Is he neither able nor willing? Then why call him God?
Epicurus wasn’t arguing against God (the Greeks often used “God” as a summary for all the gods and godlets). He wasn’t arguing a sort of atheism. He was dismissing the idea of divine providence. It is a question of whether God, in any sense, cares for creation. If He doesn’t, why worry about evil or good?
I don’t think the question of evil can be answered, nor is it satisfied by Augustine’s free will perverted by sin. “Why is there evil” is the wrong question from a Christian view. Evil just is, and inexplicable, finally. Like the guy said, “stuff happens.” In the chaos of random causality, all of us are potential casualties.
Yet amid all this “stuff,” I think we are entitled to ask of God, “What will You finally do about it?” If God is the “maker of heaven and earth,” then He is to some degree accountable, answerable to and for His creation. It’s a fair question.
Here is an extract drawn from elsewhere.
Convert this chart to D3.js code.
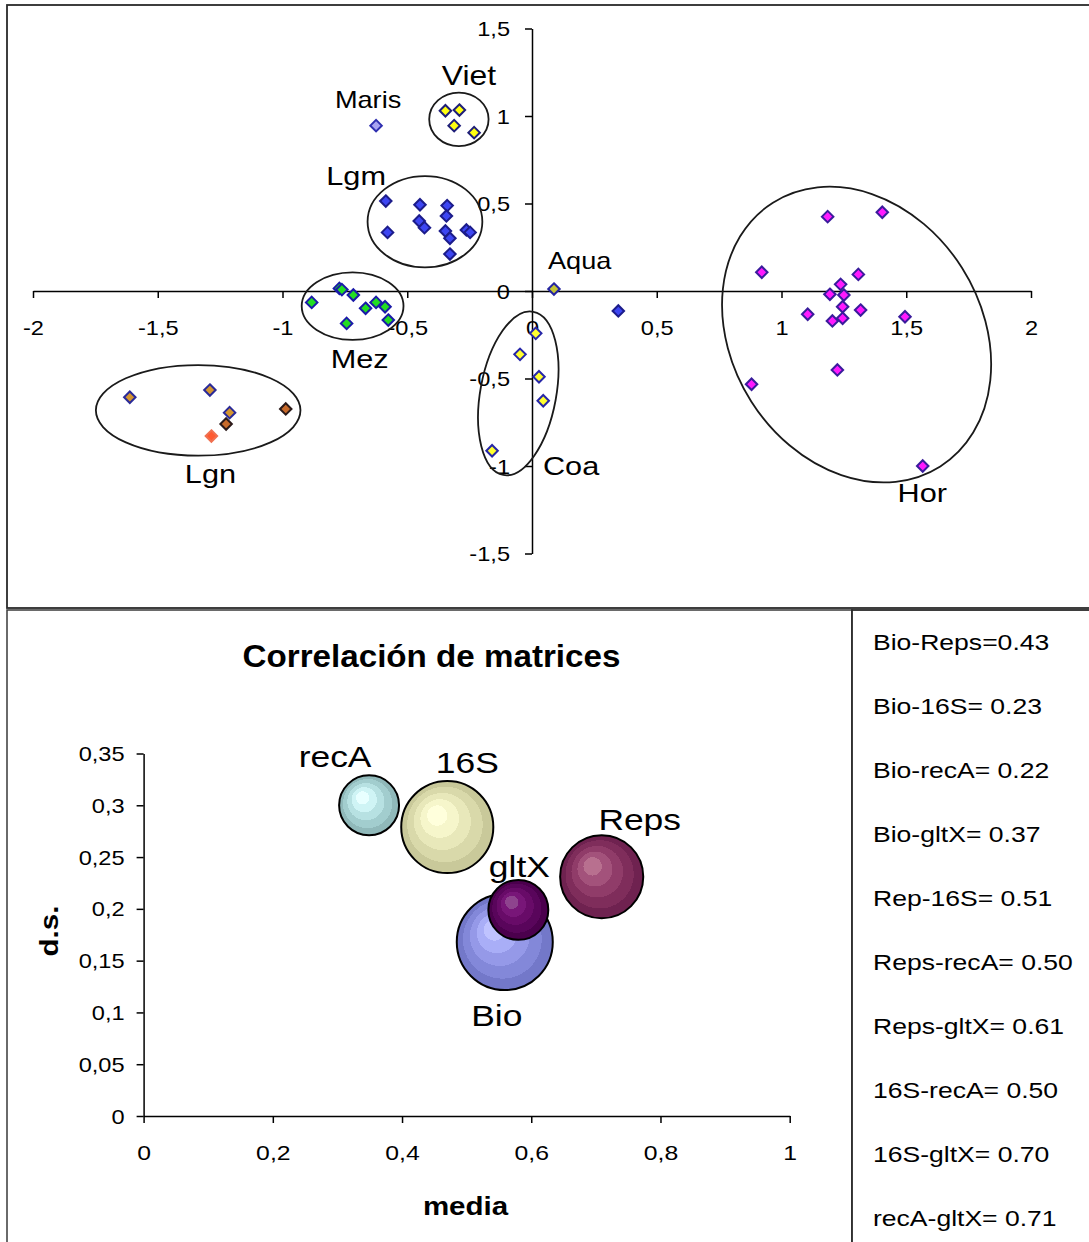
<!DOCTYPE html>
<html><head><meta charset="utf-8">
<script src="https://cdn.jsdelivr.net/npm/d3@7/dist/d3.min.js"></script>
<style>
body{margin:0;background:#fff}
svg{display:block;font-family:"Liberation Sans",Arial,sans-serif}
</style></head><body>
<svg id="chart" width="1089" height="1242"></svg>
<script>
// ================= DATA: top chart (ordination scatter) =================
const topXTicks = [-2, -1.5, -1, -0.5, 0, 0.5, 1, 1.5, 2];
const topXTickLabels = ["-2", "-1,5", "-1", "-0,5", "0", "0,5", "1", "1,5", "2"];
const topYTicks = [-1.5, -1, -0.5, 0, 0.5, 1, 1.5];
const topYTickLabels = ["-1,5", "-1", "-0,5", "0", "0,5", "1", "1,5"];

const horX = [1.185, 1.404, 0.921, 1.308, 1.237, 1.194, 1.250, 1.245, 1.317, 1.105, 1.204, 1.245, 1.495, 1.224, 0.880, 1.566];
const horY = [0.425, 0.450, 0.107, 0.095, 0.038, -0.019, -0.023, -0.090, -0.109, -0.133, -0.171, -0.156, -0.147, -0.451, -0.533, -1.000];
const lgmX = [-0.586, -0.579, -0.449, -0.452, -0.431, -0.340, -0.343, -0.347, -0.329, -0.329, -0.263, -0.248];
const lgmY = [0.514, 0.335, 0.493, 0.400, 0.362, 0.488, 0.429, 0.343, 0.301, 0.211, 0.349, 0.335];
const otherX = [0.346];
const otherY = [-0.114];
const marisX = [-0.625];
const marisY = [0.945];
const vietX = [-0.347, -0.291, -0.312, -0.232];
const vietY = [1.030, 1.034, 0.945, 0.905];
const mezX = [-0.883, -0.772, -0.762, -0.716, -0.667, -0.625, -0.589, -0.743, -0.576];
const mezY = [-0.065, 0.015, 0.008, -0.023, -0.099, -0.065, -0.090, -0.185, -0.166];
const aquaX = [0.088];
const aquaY = [0.011];
const coaX = [0.015, -0.048, 0.028, 0.045, -0.160];
const coaY = [-0.242, -0.362, -0.490, -0.627, -0.913];
const lgnAX = [-1.612, -1.291, -1.212];
const lgnAY = [-0.607, -0.566, -0.695];
const lgnBX = [-1.226, -0.987];
const lgnBY = [-0.760, -0.674];
const lgnCX = [-1.285];
const lgnCY = [-0.829];

const groups = [
  {key: "hor", x: horX, y: horY},
  {key: "lgm", x: lgmX, y: lgmY},
  {key: "other", x: otherX, y: otherY},
  {key: "maris", x: marisX, y: marisY},
  {key: "viet", x: vietX, y: vietY},
  {key: "mez", x: mezX, y: mezY},
  {key: "aqua", x: aquaX, y: aquaY},
  {key: "coa", x: coaX, y: coaY},
  {key: "lgnA", x: lgnAX, y: lgnAY},
  {key: "lgnB", x: lgnBX, y: lgnBY},
  {key: "lgnC", x: lgnCX, y: lgnCY}
];

// group ellipses (data units): centre, semi-axes, rotation in degrees
const ellipseNames = ["Viet", "Lgm", "Mez", "Lgn", "Coa", "Hor"];
const ellipseCX = [-0.293, -0.429, -0.719, -1.338, -0.055, 1.301];
const ellipseCY = [0.981, 0.396, -0.086, -0.682, -0.585, -0.249];
const ellipseRX = [0.119, 0.230, 0.204, 0.410, 0.152, 0.626];
const ellipseRY = [0.153, 0.261, 0.193, 0.259, 0.474, 0.713];
const ellipseRot = [0, 0, 0, 0, 10.4, 57.6];

// group labels (data units)
const topLabelText = ["Viet", "Maris", "Lgm", "Aqua", "Mez", "Lgn", "Coa", "Hor"];
const topLabelX = [-0.253, -0.657, -0.705, 0.064, -0.691, -1.289, 0.044, 1.465];
const topLabelY = [1.177, 1.046, 0.606, 0.126, -0.440, -1.097, -1.051, -1.204];

// ================= DATA: bubble chart =================
const bubbleNames = ["Bio", "16S", "Reps", "recA", "gltX"];
const bubbleMedia = [0.559, 0.470, 0.709, 0.349, 0.580];
const bubbleDS = [0.168, 0.279, 0.231, 0.300, 0.199];
const bubbleSize = [1.00, 0.92, 0.75, 0.39, 0.39];
const botXTicks = [0, 0.2, 0.4, 0.6, 0.8, 1];
const botXTickLabels = ["0", "0,2", "0,4", "0,6", "0,8", "1"];
const botYTicks = [0, 0.05, 0.1, 0.15, 0.2, 0.25, 0.3, 0.35];
const botYTickLabels = ["0", "0,05", "0,1", "0,15", "0,2", "0,25", "0,3", "0,35"];

// ================= DATA: correlation list =================
const corrPairs = ["Bio-Reps", "Bio-16S", "Bio-recA", "Bio-gltX", "Rep-16S", "Reps-recA", "Reps-gltX", "16S-recA", "16S-gltX", "recA-gltX"];
const corrValues = [0.43, 0.23, 0.22, 0.37, 0.51, 0.50, 0.61, 0.50, 0.70, 0.71];

// ================= STYLES =================
const SX = 1.18; // horizontal text stretch of the original rendering
const groupStyle = {
  hor:   {fill: "#ff19ff", stroke: "#3a1c9c"},
  lgm:   {fill: "#3d46f2", stroke: "#1c1c8a"},
  other: {fill: "#3d46f2", stroke: "#1c1c8a"},
  maris: {fill: "#a9a4f2", stroke: "#2f2fb0"},
  viet:  {fill: "#ffff10", stroke: "#1e1e78"},
  mez:   {fill: "#22dd22", stroke: "#1a1aa8"},
  aqua:  {fill: "#c4c434", stroke: "#2424a0"},
  coa:   {fill: "#ffff30", stroke: "#2626a8"},
  lgnA:  {fill: "#d49530", stroke: "#2a2a98"},
  lgnB:  {fill: "#c86a2a", stroke: "#2a1a1a"},
  lgnC:  {fill: "#ff5a30", stroke: "#f07050"}
};
const topLabelStyle = {
  Viet: {size: 27, anchor: "middle"}, Maris: {size: 23, anchor: "middle"},
  Lgm: {size: 26, anchor: "middle"}, Aqua: {size: 23, anchor: "start"},
  Mez: {size: 26, anchor: "middle"}, Lgn: {size: 26, anchor: "middle"},
  Coa: {size: 26, anchor: "start"}, Hor: {size: 26, anchor: "start"}
};
const bubbleStyle = {
  Bio:  {colors: ["#bfc3ff", "#a9aef7", "#9599e8", "#8388d9", "#7378c9"], dx: -8, dy: 84},
  "16S": {colors: ["#ffffdc", "#f6f6cb", "#e8e8ba", "#d9d9aa", "#c9c99a"], dx: 20, dy: -54},
  Reps: {colors: ["#b8708f", "#a3527b", "#903c69", "#7f2d5b", "#6f2250"], dx: 38, dy: -47},
  recA: {colors: ["#e8ffff", "#cff4f5", "#b7e1e2", "#a2cdce", "#90b9ba"], dx: -34, dy: -38},
  gltX: {colors: ["#8e438e", "#781678", "#680b68", "#59055b", "#4b004d"], dx: 1, dy: -33}
};

// ================= DRAW =================
const svg = d3.select("#chart");
const FONT = "Liberation Sans, Arial, sans-serif";

function label(g, x, y, str, size, opt) {
  opt = opt || {};
  const t = g.append("text")
    .attr("transform", `translate(${x},${y})` + (opt.rot ? ` rotate(${opt.rot})` : "") + ` scale(${opt.sx || SX},1)`)
    .attr("font-size", size)
    .attr("font-family", FONT)
    .attr("font-weight", opt.weight || "normal")
    .attr("text-anchor", opt.anchor || "start")
    .attr("fill", "#000")
    .text(str);
  if (opt.dy) t.attr("dy", opt.dy);
  return t;
}
function styleAxis(g, size, textX, textY) {
  g.attr("font-family", FONT).attr("font-size", size).attr("color", "#000");
  g.selectAll("path.domain, .tick line").attr("stroke-width", 1.5);
  g.selectAll(".tick text").each(function () {
    d3.select(this).attr("x", null).attr("y", null).attr("dy", "0.35em")
      .attr("fill", "#000")
      .attr("transform", `translate(${textX},${textY}) scale(${SX},1)`);
  });
}

// ---- frames ----
svg.append("rect").attr("x", 7).attr("y", 5).attr("width", 1100).attr("height", 603)
  .attr("fill", "#fff").attr("stroke", "#2a2a2a").attr("stroke-width", 1.8);
svg.append("rect").attr("x", 7).attr("y", 610).attr("width", 845).attr("height", 660)
  .attr("fill", "#fff").attr("stroke", "#3a3a3a").attr("stroke-width", 1.5);
svg.append("rect").attr("x", 852).attr("y", 610).attr("width", 300).attr("height", 660)
  .attr("fill", "#fff").attr("stroke", "#2a2a2a").attr("stroke-width", 1.8);

// ---- top chart ----
const xT = d3.scaleLinear().domain([-2, 2]).range([33, 1031]);
const yT = d3.scaleLinear().domain([-1.5, 1.5]).range([553.5, 28.5]);
const gTop = svg.append("g");

const gxT = gTop.append("g").attr("transform", `translate(0,${yT(0)})`)
  .call(d3.axisBottom(xT).tickValues(topXTicks).tickSizeInner(7).tickSizeOuter(0)
    .tickFormat((d, i) => topXTickLabels[i]));
styleAxis(gxT, 20, 0, 37);
const gyT = gTop.append("g").attr("transform", `translate(${xT(0)},0)`)
  .call(d3.axisLeft(yT).tickValues(topYTicks).tickSizeInner(7).tickSizeOuter(0)
    .tickFormat((d, i) => topYTickLabels[i]));
styleAxis(gyT, 20, -22, 0);
gyT.selectAll(".tick text").attr("text-anchor", "end");

// ellipses
ellipseNames.forEach((n, i) => {
  const cx = xT(ellipseCX[i]), cy = yT(ellipseCY[i]);
  gTop.append("ellipse")
    .attr("cx", cx).attr("cy", cy)
    .attr("rx", xT(ellipseRX[i]) - xT(0))
    .attr("ry", yT(0) - yT(ellipseRY[i]))
    .attr("transform", `rotate(${ellipseRot[i]},${cx},${cy})`)
    .attr("fill", "none").attr("stroke", "#1a1a1a").attr("stroke-width", 1.8);
});

// diamonds
const diamond = {draw(ctx, size) {
  const r = Math.sqrt(size / 2);
  ctx.moveTo(0, -r); ctx.lineTo(r, 0); ctx.lineTo(0, r); ctx.lineTo(-r, 0); ctx.closePath();
}};
const sym = d3.symbol().type(diamond).size(66);
groups.forEach(gr => {
  const st = groupStyle[gr.key];
  gTop.append("g").selectAll("path").data(gr.x.map((v, i) => [v, gr.y[i]])).join("path")
    .attr("d", sym)
    .attr("transform", d => `translate(${xT(d[0])},${yT(d[1])})`)
    .attr("fill", st.fill).attr("stroke", st.stroke).attr("stroke-width", 2);
});

// labels
topLabelText.forEach((t, i) => {
  const st = topLabelStyle[t];
  label(gTop, xT(topLabelX[i]), yT(topLabelY[i]), t, st.size, {anchor: st.anchor});
});

// ---- bubble chart ----
const xB = d3.scaleLinear().domain([0, 1]).range([143.6, 789.7]);
const yB = d3.scaleLinear().domain([0, 0.35]).range([1116, 753.5]);
const rB = d3.scaleSqrt().domain([0, 1]).range([0, 48]);
const gBot = svg.append("g");

label(gBot, 431.5, 667, "Correlación de matrices", 31, {anchor: "middle", weight: "bold", sx: 1.07});

const gxB = gBot.append("g").attr("transform", `translate(0,${yB(0)})`)
  .call(d3.axisBottom(xB).tickValues(botXTicks).tickSizeInner(7).tickSizeOuter(0)
    .tickFormat((d, i) => botXTickLabels[i]));
styleAxis(gxB, 21, 0, 37);
const gyB = gBot.append("g").attr("transform", `translate(${xB(0)},0)`)
  .call(d3.axisLeft(yB).tickValues(botYTicks).tickSizeInner(7).tickSizeOuter(0)
    .tickFormat((d, i) => botYTickLabels[i]));
styleAxis(gyB, 20, -19, 0);
gyB.selectAll(".tick text").attr("text-anchor", "end");

label(gBot, 465.5, 1215, "media", 25, {anchor: "middle", weight: "bold"});
label(gBot, 58, 931, "d.s.", 25, {anchor: "middle", weight: "bold", rot: -90});

// gradients
const defs = svg.append("defs");
bubbleNames.forEach((n, i) => {
  const c = bubbleStyle[n].colors;
  const grad = defs.append("radialGradient").attr("id", "grad" + i)
    .attr("cx", "50%").attr("cy", "50%").attr("r", "50%").attr("fx", "36%").attr("fy", "34%");
  const stops = [[0, c[0]], [0.22, c[0]], [0.22, c[1]], [0.42, c[1]], [0.42, c[2]], [0.62, c[2]], [0.62, c[3]], [0.82, c[3]], [0.82, c[4]], [1, c[4]]];
  stops.forEach(s => grad.append("stop").attr("offset", s[0]).attr("stop-color", s[1]));
});

const bubbles = bubbleNames.map((n, i) => ({n, i, x: bubbleMedia[i], y: bubbleDS[i], s: bubbleSize[i]}))
  .sort((a, b) => b.s - a.s);
gBot.append("g").selectAll("circle").data(bubbles).join("circle")
  .attr("cx", d => xB(d.x)).attr("cy", d => yB(d.y)).attr("r", d => rB(d.s))
  .attr("fill", d => `url(#grad${d.i})`).attr("stroke", "#000").attr("stroke-width", 2);
bubbleNames.forEach((n, i) => {
  const st = bubbleStyle[n];
  label(gBot, xB(bubbleMedia[i]) + st.dx, yB(bubbleDS[i]) + st.dy, n, 30, {anchor: "middle"});
});

// ---- correlation list ----
const yRow = d3.scalePoint().domain(corrPairs).range([642, 1218]);
corrPairs.forEach((p, i) => {
  label(svg, 873, yRow(p), p + (i === 0 ? "=" : "= ") + corrValues[i].toFixed(2), 22.5, {dy: "0.35em"});
});
</script>
</body></html>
I’m not the only one. There is an impatient strain of biblical prophets and psalmists demanding of God, how long will this go on before you get off your high throne and do something. Help your people. What will You do and when? If there were a customer survey available, I’m not sure how God would fair, 1 being poor and 5 excellent. If he has the answer to evil, it’s time to spill the beans.
Elie Wiesel (d. 2016) claims to have witnessed a rabbinical court that put God on trial in the in Auschwitz concentration camp. It is one of those stories that, if not true, ought to be. God was indicted for the suffering of the Jewish people, charged as a collaborator in murder. Witnesses were called, testimony was solicited, but in the end, the court was adjourned. It became a play, though an awkward one from critics and the plot itself left a verdict unspoken.
Then it came time for evening prayers. The rabbis adjourned and sang their prayers. The verdict was delayed. Evening prayers interrupted any resolution. But if there were a verdict, a sentence, would it look like Anthony Sacramone’s?
. . . our verdict – like Rome’s, like Jerusalem’s – is guilty. And their sentence is ours too: Crucify him. But make it quick. The Sabbath is coming. Pull him down quick. The guards are watching. Bury him quick. Darkness has fallen. “A sacrifice. A holocaust. And when a man sacrifices something, it must be the best. The most beautiful.” Roll the stone. Quick. The Sabbath is coming. Who was this Jesus? Didn’t you hear? Jesus was a Jew. A Jew before Pilate. Forsaken by God. Jesus was a Jew, a Jew before Torquemada. Forsaken by God. Jesus was a Jew, a Jew before Hitler. Forsaken by God. Jesus was a Jew, a Jew in Selma, a Jew in Sudan, a Jew in Orissa, a Jew in Tehran. And where is God? Quick. The Sabbath is coming. We’ll return Sunday. But to whom shall we go now? What do we do now? Now . . . we pray.